AWS Certified Data Engineer – Associate (DEA-C01) — Question 243
A data engineer at a company is optimizing extract, transform, and load (ETL) workflows. The current architecture uses Amazon EMR and Apache Spark for large-scale transformations and AWS Glue for other ETL tasks. The workflows load processed data into an Amazon S3 based data lake.
The company wants to move to a fully managed serverless solution that can orchestrate multiple ETL jobs and automate execution. The new solution must continue to use Spark to process data. The company needs to orchestrate and automate the ETL workflows with minimal manual intervention.
Which solution will meet these requirements?
Answer options
- A. Migrate all ETL jobs to AWS Glue.
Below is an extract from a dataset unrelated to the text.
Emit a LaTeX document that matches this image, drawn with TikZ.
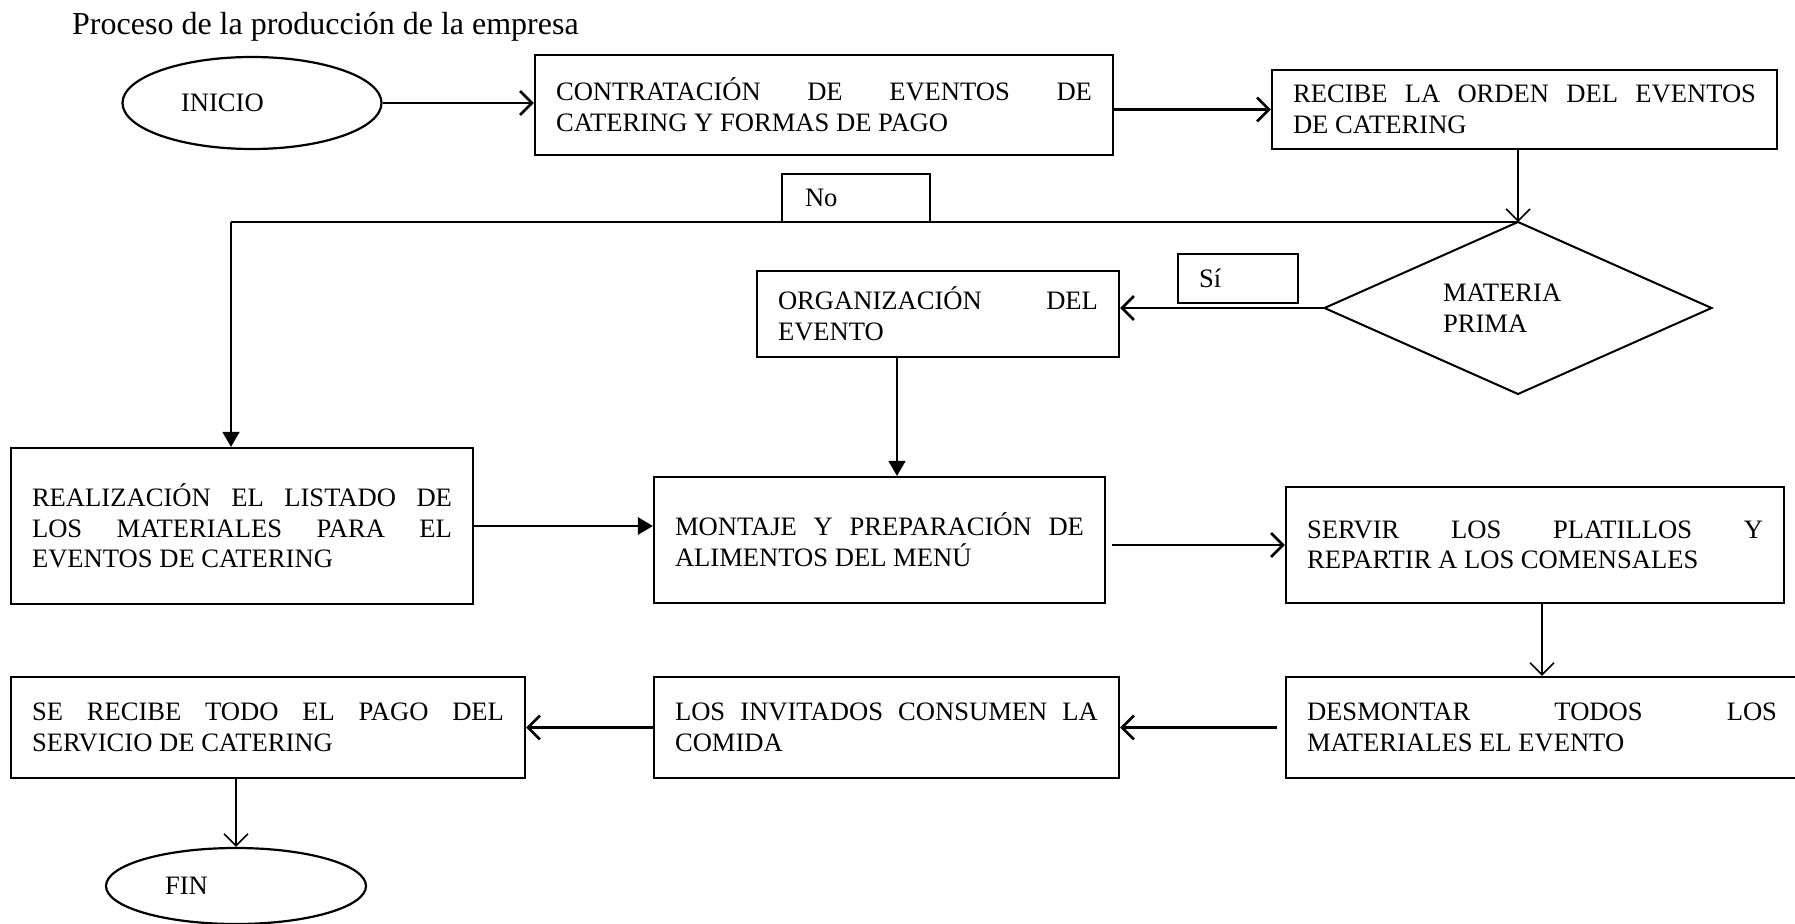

Use AWS Glue workflows to orchestrate the pipeline.
- B. Configure AWS Step Functions and Amazon EventBridge to orchestrate and invoke ETL workflows in AWS Glue and Amazon EMR.
- C. Configure AWS Lambda functions to process Amazon S3 event notifications for data transformation tasks when new data is uploaded.
- D. Use Amazon Managed Workflows for Apache Airflow automatic scheduling to orchestrate the Spark-based ETL jobs.
Correct answer: A
Explanation
The correct answer is A because AWS Glue is a fully managed serverless ETL service that can orchestrate and automate workflows efficiently, which aligns with the company's requirements. Option B, while it integrates multiple services, does not provide a fully managed serverless solution focused solely on ETL. Option C focuses on event-driven processing rather than orchestration, and Option D, although valid for scheduling, does not meet the criteria of being entirely serverless for ETL orchestration.